The postpaid segment made encouraging headway. Subscribers (subs) increased to c.2.6 million after with healthy net add of 91 million while data revenue grew to RM422m (+4.7% qoq, 24.1% yoy). Despite the strong addition, ARPU held steady at RM77 (4Q17: RM78).

Relentless cost containment

Digi’s cost containment (ex-depreciation & amortisation) remains robust. In 1Q18, O&M and rental expense fell the most; management noted that key SLAs were renegotiated while we also recall that some were retired in FY17, incurring a one-off RM6m charge in 4Q17.

Declared first interim DPS

A first interim DPS of 4.9 sen was declared implying a 98.7% payout.

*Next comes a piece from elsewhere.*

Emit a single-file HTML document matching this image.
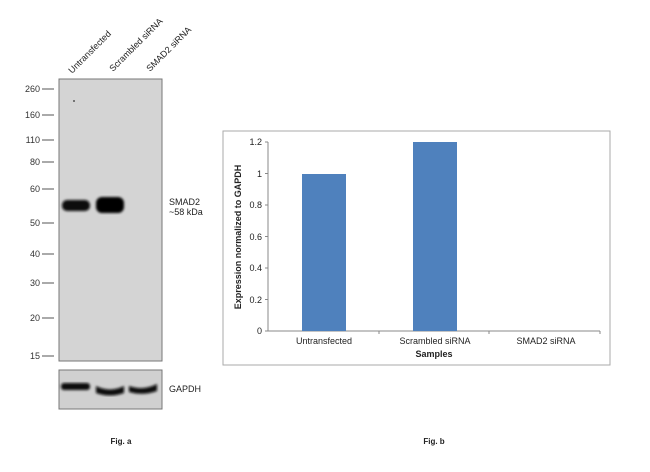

Odds improving for Shariah status

Digi was excluded from the Shariah-compliant stocklist as at 27 Nov 2017 after conventional debt at end 2016 breached the 33% limit. The Shariah Advisory Council (SAC) screening process is based solely on Audited Accounts. Digi submitted its 2017 Annual Audited Accounts to Bursa on 28 Mar 2018, ahead of the 31 Mar deadline. Conventional debt to total asset stood at 22%. We believe this drastically improve the odds of its re-inclusion into the Shariah-compliant list on 25 May.